Master Plan Vision Connecting the Neighborhood, River, and Downtown Presented as Possibility
For more information, contact: Robert Krueger at 202-624-7051; firstname.lastname@example.org
WASHINGTON (June 27, 2011) – An advisory services panel from the Urban Land Institute (ULI) recently offered recommendations on the redevelopment of the soon-to-be-vacant General Motors (GM) Stamping Plant site southwest of downtown Indianapolis. During its six-day visit last week, the panel focused on providing advice about how to best position the shuttering GM site so that it remains a productive part of the city’s urban fabric.
After a week of analyzing the site and interviewing over seventy-five local citizens, the panel presented their recommendations to a crowd of more than 100 at the Indianapolis Marriott Downtown on Friday morning. Panelists suggested that site be transformed into a downtown neighborhood connected by an iconic bridge across the White River to the City’s central business district.

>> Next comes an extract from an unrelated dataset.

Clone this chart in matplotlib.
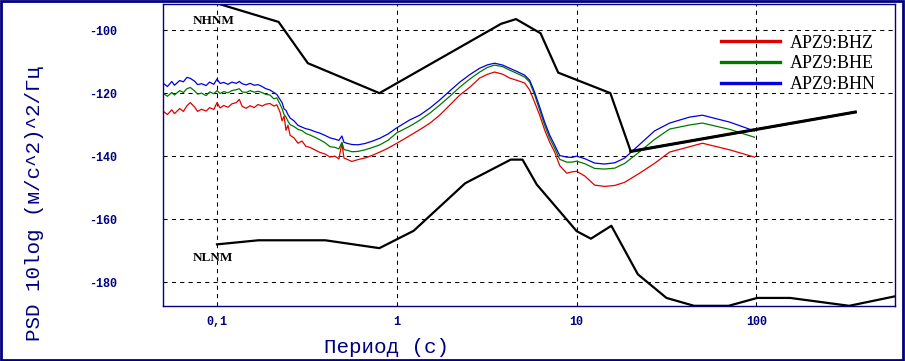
"""
PSD of APZ9 station channels against the Peterson noise models.
"""
import matplotlib
matplotlib.use('Agg')
import matplotlib.pyplot as plt
from matplotlib.patches import Rectangle

plt.rcParams['axes.unicode_minus'] = False
navy = '#000080'

# --- Peterson noise models (period s, dB) ---
nhnmPeriod = [0.1, 0.22, 0.32, 0.8, 3.8, 4.6, 6.3, 7.9, 15.4, 20.0, 354.8]
nhnmDb = [-91.5, -97.4, -110.5, -120.0, -98.0, -96.5, -101.0, -113.5, -120.0, -138.5, -126.0]

nlnmPeriod = [0.1, 0.17, 0.4, 0.8, 1.24, 2.4, 4.3, 5.0, 6.0, 10.0, 12.0, 15.6,
              21.9, 31.6, 45.0, 70.0, 101.0, 154.0, 328.0, 600.0]
nlnmDb = [-168.0, -166.7, -166.7, -169.2, -163.7, -148.6, -141.1, -141.1, -149.0, -163.8,
          -166.2, -162.1, -177.5, -185.0, -187.5, -187.5, -185.0, -185.0, -187.5, -184.4]

# --- Station PSD curves (period s, dB) ---
period = [0.050, 0.053, 0.056, 0.058, 0.062, 0.065, 0.068, 0.071, 0.075, 0.078,
          0.082, 0.087, 0.091, 0.096, 0.100, 0.104, 0.109, 0.115, 0.121, 0.128,
          0.133, 0.138, 0.145, 0.153, 0.161, 0.169, 0.178, 0.187, 0.197, 0.207,
          0.215, 0.224, 0.230, 0.236, 0.242, 0.248, 0.255, 0.268, 0.282, 0.297,
          0.312, 0.329, 0.350, 0.373, 0.398, 0.425, 0.453, 0.476, 0.495, 0.508,
          0.534, 0.562, 0.607, 0.664, 0.726, 0.805, 0.891, 1.00, 1.18, 1.34,
          1.53, 1.73, 1.97, 2.24, 2.55, 2.89, 3.20, 3.50, 3.88, 4.24,
          4.69, 5.14, 5.48, 5.84, 6.23, 6.64, 7.08, 7.55, 8.05, 8.80,
          9.40, 10.0, 11.1, 12.6, 14.3, 16.3, 18.5, 22.4, 27.1, 32.9,
          42.5, 50.1, 71.0, 97.5]

bhz = [-125.7, -126.8, -125.3, -126.5, -124.9, -125.8, -124.0, -123.0, -124.4, -125.8,
       -125.1, -125.7, -124.6, -125.2, -123.0, -124.7, -123.9, -124.5, -123.4, -123.0,
       -122.0, -124.2, -124.8, -124.0, -124.6, -123.6, -124.1, -123.5, -123.3, -124.1,
       -123.7, -126.0, -128.8, -127.3, -131.8, -130.2, -133.4, -134.2, -135.9, -135.2,
       -136.9, -137.2, -138.0, -138.8, -139.3, -140.3, -140.0, -140.9, -135.9, -140.6,
       -141.1, -141.7, -141.1, -140.6, -139.8, -138.7, -137.5, -135.9, -133.5, -131.6,
       -129.5, -127.0, -123.8, -120.6, -118.1, -115.2, -114.0, -113.3, -114.0, -115.2,
       -116.0, -116.8, -119.0, -122.9, -127.0, -131.7, -135.6, -138.7, -143.0, -145.4,
       -145.0, -144.8, -146.3, -149.2, -149.6, -149.3, -148.3, -145.4, -142.3, -138.7,
       -137.0, -135.9, -138.0, -140.3]

bhe = [-120.0, -121.0, -119.8, -120.6, -119.2, -119.8, -118.6, -118.2, -119.3, -120.3,
       -120.0, -120.8, -119.6, -120.2, -119.2, -120.1, -119.5, -119.9, -119.2, -118.9,
       -118.6, -119.6, -119.8, -119.2, -119.7, -119.4, -119.8, -120.4, -120.6, -121.8,
       -121.5, -123.5, -124.9, -126.8, -127.6, -128.9, -130.0, -130.6, -131.5, -131.9,
       -132.8, -133.3, -134.0, -134.8, -135.7, -137.0, -137.2, -137.7, -135.6, -137.9,
       -138.2, -138.6, -138.5, -138.0, -137.3, -136.4, -135.0, -132.6, -130.5, -128.6,
       -126.3, -123.8, -121.0, -118.1, -115.5, -113.3, -111.8, -111.1, -111.6, -112.7,
       -113.8, -114.9, -116.5, -120.6, -125.4, -130.2, -134.3, -137.5, -141.0, -141.9,
       -141.9, -141.6, -142.4, -143.9, -144.1, -143.8, -142.3, -138.6, -134.7, -131.4,
       -130.1, -129.5, -131.5, -134.0]

bhn = [-116.8, -117.9, -116.3, -117.5, -116.0, -116.4, -115.0, -115.3, -116.2, -117.3,
       -117.0, -117.6, -116.5, -117.2, -115.5, -116.9, -116.6, -117.2, -116.5, -116.9,
       -116.3, -117.0, -117.4, -116.9, -117.5, -117.3, -117.9, -118.6, -119.0, -119.8,
       -120.4, -122.0, -123.0, -125.0, -125.5, -126.8, -127.9, -128.8, -130.2, -130.8,
       -131.3, -131.6, -132.2, -132.7, -133.4, -134.2, -134.6, -135.0, -133.6, -135.6,
       -136.0, -136.3, -136.4, -136.0, -135.3, -134.3, -133.0, -131.0, -128.5, -127.0,
       -124.7, -122.2, -119.3, -116.5, -114.1, -112.1, -111.0, -110.5, -111.1, -112.1,
       -113.2, -114.3, -115.9, -119.7, -124.4, -129.2, -133.3, -136.5, -139.8, -140.3,
       -140.4, -140.0, -140.8, -142.2, -142.5, -142.1, -140.6, -136.3, -132.0, -129.5,
       -127.6, -127.0, -129.2, -132.0]

seriesLabels = ['APZ9:BHZ', 'APZ9:BHE', 'APZ9:BHN']
seriesColors = ['#E00000', '#007800', '#0000E0']

xTicks = [0.1, 1, 10, 100]
xTickLabels = ['0,1', '1', '10', '100']
yTicks = [-100, -120, -140, -160, -180]


# --- Plotting ---
fig = plt.figure(figsize=(9.05, 3.61), dpi=100)
ax = fig.add_axes([0.180, 0.152, 0.809, 0.837])

for vals, lab, col in zip([bhz, bhe, bhn], seriesLabels, seriesColors):
    ax.plot(period, vals, color=col, lw=0.9, label=lab)

ax.plot(nhnmPeriod, nhnmDb, color='black', lw=1.6)
ax.plot(nhnmPeriod[-2:], nhnmDb[-2:], color='black', lw=2.2)
ax.plot(nlnmPeriod, nlnmDb, color='black', lw=1.6)

ax.set_xscale('log')
ax.set_xlim(0.05, 590)
ax.set_ylim(-187.6, -91.7)
ax.set_xticks(xTicks)
ax.set_xticklabels(xTickLabels)
ax.minorticks_off()
ax.set_yticks(yTicks)
ax.grid(True, color='black', lw=0.75, ls=(0, (4, 4)))

tickFont = dict(family='Liberation Mono', weight='bold', size=8.5)
for lbl in ax.get_xticklabels() + ax.get_yticklabels():
    lbl.set_fontproperties(tickFont)
    lbl.set_color(navy)
ax.tick_params(axis='both', length=0)
ax.tick_params(axis='y', pad=33)
ax.tick_params(axis='x', pad=7)

for sp in ax.spines.values():
    sp.set_color(navy)
    sp.set_linewidth(1)

labelFont = dict(family='Liberation Mono', size=15, color=navy)
ax.set_ylabel('PSD 10log (м/с^2)^2/Гц', **labelFont)
ax.set_xlabel('Период (с)', **labelFont)
ax.yaxis.set_label_coords(-0.162, 0.341)
ax.xaxis.set_label_coords(0.305, -0.105)

ax.text(0.041, 0.945, 'NHNM', transform=ax.transAxes, family='Liberation Serif',
        weight='bold', size=9.5, va='center')
ax.text(0.041, 0.160, 'NLNM', transform=ax.transAxes, family='Liberation Serif',
        weight='bold', size=9.5, va='center')

ax.legend(loc='upper left', bbox_to_anchor=(0.762, 0.898), frameon=False,
          prop=dict(family='Liberation Serif', size=13), handlelength=3.3,
          handletextpad=0.5, labelspacing=0.2, borderpad=0, borderaxespad=0)
for line in ax.get_legend().get_lines():
    line.set_linewidth(2.4)

fig.patches.append(Rectangle((0.001, 0.002), 0.997, 0.995, transform=fig.transFigure,
                             fill=False, edgecolor=navy, lw=2))

plt.savefig('out.png', dpi=100)
plt.close()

“Our vision for the redevelopment of the site is a mixed-use, coherent, sustainable urban neighborhood linked to both the river and the downtown,” said Senior Fellow Emeritus and former Indianapolis Mayor Bill Hudnut. “We want it to be an identifiable special place in the tapestry of Indianapolis neighborhoods, in keeping with the feeling in the City that downtown is everyone’s neighborhood. To accomplish this task will require skill, resources, patience, perseverance, optimism, and a willingness to take a sizeable risk.”
The panel laid out a master plan vision which includes four components:
- Create a new downtown pedestrian friendly mixed use neighborhood
- Embrace the White River by extending and expanding the White River Park
- Create an exciting destination in the new neighborhood
- Find an iconic symbol that celebrates the city’s embrace of this new neighborhood
The panel offered city officials a master plan vision that includes a school and mixed-income housing for people of all ages. Additionally, the panel said that office space and street-level retail shopping would help revitalize the area so that it is attractive for artists, startup companies, and new businesses. However, the panel stressed the importance of preserving certain historical aspects of the site’s building by turning one section into a memorial park that would be themed with the history and importance of the automobile to the growth and character of Indianapolis. The panel’s other recommendations includes a riverfront park as well as a recreational/health facility. The panel said that the plan would likely take 10 to 15 years to complete.
The panel was sponsored by City of Indianapolis and Develop Indy, the city’s economic development organization. In his 2011 State of the City speech, Indianapolis Mayor Greg Ballard announced plans to bring in a ULI panel of experts to help devise a plan for repurposing the 102-acre site after the plant permanently shuts its doors on June 30. Since General Motor Company’s January 2011 announcement to close their GM Stamping Plant, located west of downtown, the city realized the need to revitalize the well situated property. The plant, which first opened in 1930, employed a workforce of nearly 5,000 at its peak. Since that time, staff has been reduced to almost 700 which was followed by a 2009 bankruptcy filing.
“I want to thank the Urban Land Institute and all the members of the Reuse Commission for their thorough analysis and their engagement with the community,” said Ballard in a statement. “ULI’s recommendations are the result of a well-researched, well-thought-out assessment. The redevelopment of the 100-acre GM Stamping Plant site is a great opportunity for Indianapolis that only happens once in a generation and represents the kind of bold moves our city has a history of making for the betterment of our community.”
The panel was organized through ULI’s advisory services program, in which the Institute assembles experts in the fields of real estate, land use and infrastructure planning to participate as volunteers on panels worldwide, offering recommendations for complex planning and development projects, programs and policies.
Past sponsors of ULI advisory services panels include: federal, state and local government agencies; regional councils of government; chambers of commerce; redevelopment authorities; private developers and property owners; community development corporations; lenders; historic preservation groups; non-profit community groups; environmental organizations; and economic development agencies. Over the years, the program has been a leader in offering redevelopment advice for challenges across the country, including recommendations for Oklahoma City after the 1995 federal building bombing; Minneapolis following the I-35W Mississippi River Bridge in 2007; Lower Manhattan after the 9-11 terrorist attacks; and the Gulf Coast region following Hurricane Katrina.
About the Urban Land Institute
The Urban Land Institute (www.uli.org) is a global nonprofit education and research institute supported by its members. Its mission is to provide leadership in the responsible use of land and in creating and sustaining thriving communities worldwide. Established in 1936, the Institute has nearly 30,000 members representing all aspects of land use and development disciplines.